Quels sont vos objectifs pour 2017 à la tête du site toulousain ?

Mon but est d'accompagner toutes les entités de notre société pour faciliter leurs évolutions, que ce soit côté industriel, côté développement, innovation ou qualité de vie au travail, mais aussi via mes relations avec le tissu local pour faciliter les relations. C'est aujourd'hui aussi mon rôle d'accompagner le processus de changement car la société bouge. Thales Alenia Space doit aussi faire partie de ce monde qui se transforme.

10 satellites de la constellation Iridium ont été mis sur orbite par SpaceX début janvier. Au-delà des constellations, quels sont les autres enjeux pour Thales Alenia Space en 2017 ?

Le Stratobus, en phase de développement, est également un des produits du futur pour Thales Alenia Space. Il y a une vraie demande car, même si moins "globales", ces plateformes stratosphériques sont beaucoup plus souples d'utilisation que des satellites.

Par ailleurs, nous devons poursuivre notre transformation, dont la plus importante concerne l'introduction de plus en plus poussée du digital dans nos conceptions et ce dans tous les secteurs (produits, système...).

Vous allez garder la fonction de directeur des programmes radiofréquences et altimétrie en plus de la direction de l'établissement toulousain. Comment allez-vous gérer cette double casquette ?

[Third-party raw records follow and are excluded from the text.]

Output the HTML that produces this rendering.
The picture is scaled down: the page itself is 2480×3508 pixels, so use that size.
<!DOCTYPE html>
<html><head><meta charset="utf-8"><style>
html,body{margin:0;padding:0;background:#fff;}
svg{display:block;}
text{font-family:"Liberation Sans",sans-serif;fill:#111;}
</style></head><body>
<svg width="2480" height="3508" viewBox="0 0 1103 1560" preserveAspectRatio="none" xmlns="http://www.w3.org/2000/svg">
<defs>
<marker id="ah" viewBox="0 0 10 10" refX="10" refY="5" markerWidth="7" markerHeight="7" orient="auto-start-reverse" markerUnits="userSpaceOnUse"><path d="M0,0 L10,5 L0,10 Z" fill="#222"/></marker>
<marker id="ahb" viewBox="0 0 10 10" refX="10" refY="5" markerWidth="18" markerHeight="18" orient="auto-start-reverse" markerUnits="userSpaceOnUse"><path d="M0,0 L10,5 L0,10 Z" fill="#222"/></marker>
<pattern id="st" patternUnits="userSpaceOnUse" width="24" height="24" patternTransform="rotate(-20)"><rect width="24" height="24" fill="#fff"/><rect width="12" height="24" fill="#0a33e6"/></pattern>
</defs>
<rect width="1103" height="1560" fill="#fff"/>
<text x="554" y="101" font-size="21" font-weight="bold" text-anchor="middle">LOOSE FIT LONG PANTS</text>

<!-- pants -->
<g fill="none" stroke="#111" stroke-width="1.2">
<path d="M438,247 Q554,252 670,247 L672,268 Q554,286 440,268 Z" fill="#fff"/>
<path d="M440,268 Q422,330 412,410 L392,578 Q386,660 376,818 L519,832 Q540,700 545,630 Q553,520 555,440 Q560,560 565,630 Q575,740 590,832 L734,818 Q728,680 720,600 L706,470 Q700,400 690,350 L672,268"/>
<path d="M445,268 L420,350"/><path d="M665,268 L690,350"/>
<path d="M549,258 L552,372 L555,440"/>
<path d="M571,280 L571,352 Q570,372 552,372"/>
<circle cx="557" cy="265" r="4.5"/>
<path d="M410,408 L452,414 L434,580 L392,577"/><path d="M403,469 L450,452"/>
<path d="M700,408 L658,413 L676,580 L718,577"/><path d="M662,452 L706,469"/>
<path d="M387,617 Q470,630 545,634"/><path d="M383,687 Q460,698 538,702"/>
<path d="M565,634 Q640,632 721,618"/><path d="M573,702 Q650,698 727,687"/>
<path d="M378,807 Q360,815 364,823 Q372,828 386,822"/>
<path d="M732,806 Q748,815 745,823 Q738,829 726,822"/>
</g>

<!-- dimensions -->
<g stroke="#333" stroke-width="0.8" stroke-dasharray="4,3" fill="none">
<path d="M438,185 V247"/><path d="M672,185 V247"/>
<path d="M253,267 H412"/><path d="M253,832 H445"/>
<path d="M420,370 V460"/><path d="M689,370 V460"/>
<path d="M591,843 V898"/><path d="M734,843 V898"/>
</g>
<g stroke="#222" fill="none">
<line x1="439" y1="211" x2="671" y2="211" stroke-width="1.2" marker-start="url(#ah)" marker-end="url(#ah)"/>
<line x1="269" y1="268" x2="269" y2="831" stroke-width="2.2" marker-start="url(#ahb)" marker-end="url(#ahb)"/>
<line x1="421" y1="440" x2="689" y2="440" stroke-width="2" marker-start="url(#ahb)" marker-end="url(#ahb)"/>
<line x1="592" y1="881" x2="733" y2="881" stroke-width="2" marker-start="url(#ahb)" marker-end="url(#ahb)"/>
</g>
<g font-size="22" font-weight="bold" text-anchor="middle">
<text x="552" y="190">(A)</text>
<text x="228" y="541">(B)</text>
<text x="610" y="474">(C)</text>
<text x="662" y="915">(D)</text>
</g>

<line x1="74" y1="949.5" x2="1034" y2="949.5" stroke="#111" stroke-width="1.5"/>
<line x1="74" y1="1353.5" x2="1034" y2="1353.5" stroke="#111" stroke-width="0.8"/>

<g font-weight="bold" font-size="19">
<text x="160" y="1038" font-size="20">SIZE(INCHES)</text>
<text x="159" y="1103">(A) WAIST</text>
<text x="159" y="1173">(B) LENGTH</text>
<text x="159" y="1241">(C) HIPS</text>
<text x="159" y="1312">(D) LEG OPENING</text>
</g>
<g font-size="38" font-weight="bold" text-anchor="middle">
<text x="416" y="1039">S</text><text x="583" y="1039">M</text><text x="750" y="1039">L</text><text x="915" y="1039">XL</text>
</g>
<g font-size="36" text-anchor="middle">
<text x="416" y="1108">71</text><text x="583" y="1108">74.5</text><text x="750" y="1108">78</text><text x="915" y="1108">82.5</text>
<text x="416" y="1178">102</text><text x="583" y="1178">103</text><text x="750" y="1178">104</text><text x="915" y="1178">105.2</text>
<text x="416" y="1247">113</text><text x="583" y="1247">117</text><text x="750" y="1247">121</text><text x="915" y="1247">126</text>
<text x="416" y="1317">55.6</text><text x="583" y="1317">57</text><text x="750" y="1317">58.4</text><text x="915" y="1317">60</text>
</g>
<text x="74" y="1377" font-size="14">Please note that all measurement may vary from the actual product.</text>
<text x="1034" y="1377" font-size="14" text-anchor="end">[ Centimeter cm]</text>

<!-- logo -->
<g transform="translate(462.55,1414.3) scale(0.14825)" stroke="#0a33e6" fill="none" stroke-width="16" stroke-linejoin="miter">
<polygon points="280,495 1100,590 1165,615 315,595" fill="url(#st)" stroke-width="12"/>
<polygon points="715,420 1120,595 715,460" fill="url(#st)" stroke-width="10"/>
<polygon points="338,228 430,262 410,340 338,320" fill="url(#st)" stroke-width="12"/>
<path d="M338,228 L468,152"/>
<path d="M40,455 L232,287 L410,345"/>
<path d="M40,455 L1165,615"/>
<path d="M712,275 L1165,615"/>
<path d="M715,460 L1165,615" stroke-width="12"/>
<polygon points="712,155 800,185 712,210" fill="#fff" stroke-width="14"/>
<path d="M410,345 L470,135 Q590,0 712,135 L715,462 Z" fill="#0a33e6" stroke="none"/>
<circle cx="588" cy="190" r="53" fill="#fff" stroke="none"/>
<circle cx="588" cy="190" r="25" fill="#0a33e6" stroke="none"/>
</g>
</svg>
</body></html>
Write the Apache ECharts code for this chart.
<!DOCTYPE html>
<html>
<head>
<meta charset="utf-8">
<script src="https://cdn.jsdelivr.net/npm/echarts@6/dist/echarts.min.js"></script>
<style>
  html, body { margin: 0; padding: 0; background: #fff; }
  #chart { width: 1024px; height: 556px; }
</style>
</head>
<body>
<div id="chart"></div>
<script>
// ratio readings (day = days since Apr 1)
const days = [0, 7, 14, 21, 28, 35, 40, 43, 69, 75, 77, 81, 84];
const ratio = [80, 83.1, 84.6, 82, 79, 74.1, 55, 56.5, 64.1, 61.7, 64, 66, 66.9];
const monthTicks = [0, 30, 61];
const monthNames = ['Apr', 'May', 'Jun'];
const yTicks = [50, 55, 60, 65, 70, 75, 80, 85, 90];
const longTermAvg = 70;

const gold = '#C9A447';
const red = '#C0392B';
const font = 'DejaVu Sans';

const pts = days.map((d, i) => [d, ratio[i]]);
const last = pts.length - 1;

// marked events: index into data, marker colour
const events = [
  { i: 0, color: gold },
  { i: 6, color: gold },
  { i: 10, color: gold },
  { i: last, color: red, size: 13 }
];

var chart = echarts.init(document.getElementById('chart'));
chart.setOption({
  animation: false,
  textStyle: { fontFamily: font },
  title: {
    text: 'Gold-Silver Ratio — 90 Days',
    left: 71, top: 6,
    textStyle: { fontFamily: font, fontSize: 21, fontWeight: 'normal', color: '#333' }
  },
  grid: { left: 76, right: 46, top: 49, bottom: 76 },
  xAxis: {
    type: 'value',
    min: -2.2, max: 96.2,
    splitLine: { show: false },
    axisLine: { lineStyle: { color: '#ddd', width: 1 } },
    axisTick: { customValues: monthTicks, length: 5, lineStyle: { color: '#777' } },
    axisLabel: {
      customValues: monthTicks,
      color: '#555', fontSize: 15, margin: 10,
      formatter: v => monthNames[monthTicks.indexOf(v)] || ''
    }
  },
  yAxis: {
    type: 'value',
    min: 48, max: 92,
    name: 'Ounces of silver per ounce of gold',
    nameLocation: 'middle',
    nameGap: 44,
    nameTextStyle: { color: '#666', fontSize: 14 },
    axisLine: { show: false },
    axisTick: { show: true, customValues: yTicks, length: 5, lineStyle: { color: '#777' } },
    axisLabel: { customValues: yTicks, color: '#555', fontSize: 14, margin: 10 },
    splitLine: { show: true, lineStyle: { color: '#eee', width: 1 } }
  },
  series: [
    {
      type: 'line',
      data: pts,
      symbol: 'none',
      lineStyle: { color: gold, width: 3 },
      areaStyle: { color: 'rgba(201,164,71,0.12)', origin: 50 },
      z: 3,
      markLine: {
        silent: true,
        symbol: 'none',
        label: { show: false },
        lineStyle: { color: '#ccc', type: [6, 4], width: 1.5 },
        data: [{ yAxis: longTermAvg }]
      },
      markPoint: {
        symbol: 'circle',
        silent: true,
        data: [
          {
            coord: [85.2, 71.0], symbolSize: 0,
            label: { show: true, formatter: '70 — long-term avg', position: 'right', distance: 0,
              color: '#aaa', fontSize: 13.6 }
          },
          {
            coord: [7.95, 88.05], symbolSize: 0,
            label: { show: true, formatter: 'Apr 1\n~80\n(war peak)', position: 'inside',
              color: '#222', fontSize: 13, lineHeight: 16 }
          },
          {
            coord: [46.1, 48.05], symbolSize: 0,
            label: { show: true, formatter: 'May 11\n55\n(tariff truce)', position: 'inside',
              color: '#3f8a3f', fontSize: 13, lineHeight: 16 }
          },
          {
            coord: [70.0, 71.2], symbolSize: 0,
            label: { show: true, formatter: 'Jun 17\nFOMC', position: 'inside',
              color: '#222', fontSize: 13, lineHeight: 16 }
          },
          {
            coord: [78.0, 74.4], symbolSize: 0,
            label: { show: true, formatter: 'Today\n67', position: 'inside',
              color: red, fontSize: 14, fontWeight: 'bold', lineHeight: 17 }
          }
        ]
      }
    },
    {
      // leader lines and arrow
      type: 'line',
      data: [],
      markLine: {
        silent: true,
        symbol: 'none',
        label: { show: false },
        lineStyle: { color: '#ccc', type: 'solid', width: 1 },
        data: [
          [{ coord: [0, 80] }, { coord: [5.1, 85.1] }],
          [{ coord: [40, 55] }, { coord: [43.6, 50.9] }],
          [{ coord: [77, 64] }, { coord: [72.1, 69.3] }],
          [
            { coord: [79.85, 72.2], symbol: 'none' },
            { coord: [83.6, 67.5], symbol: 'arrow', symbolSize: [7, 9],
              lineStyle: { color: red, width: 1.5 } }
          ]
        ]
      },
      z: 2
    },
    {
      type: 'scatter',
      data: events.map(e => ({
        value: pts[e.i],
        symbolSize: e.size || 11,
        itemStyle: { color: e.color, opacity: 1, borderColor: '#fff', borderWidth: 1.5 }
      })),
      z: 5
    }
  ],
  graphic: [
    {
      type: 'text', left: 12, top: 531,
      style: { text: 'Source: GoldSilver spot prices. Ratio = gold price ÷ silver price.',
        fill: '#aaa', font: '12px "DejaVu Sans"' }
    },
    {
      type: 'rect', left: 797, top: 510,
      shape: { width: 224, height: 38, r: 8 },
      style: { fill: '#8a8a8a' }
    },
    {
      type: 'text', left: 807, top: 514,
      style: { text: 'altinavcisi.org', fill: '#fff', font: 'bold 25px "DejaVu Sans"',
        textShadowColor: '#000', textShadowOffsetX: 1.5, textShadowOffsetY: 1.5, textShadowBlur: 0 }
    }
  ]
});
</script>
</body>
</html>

Lorsque j'ai pris mon poste de directeur des programmes RF et altimétrie en 2015, je pense avoir amené ma connaissance à la fois du matériel et de la société à mes équipes. Je peux les accompagner car je connais l'entreprise par cœur et, de par mon profil, je sais aller très loin dans le traitement des sujets techniques et programmatiques. J'espère garder du temps pour cela car je souhaite rester dans le concret et l'opérationnel même si la direction du site toulousain va sans doute me demander une implication importante. Il y aura à l'évidence un temps d'adaptation à prévoir des deux côtés.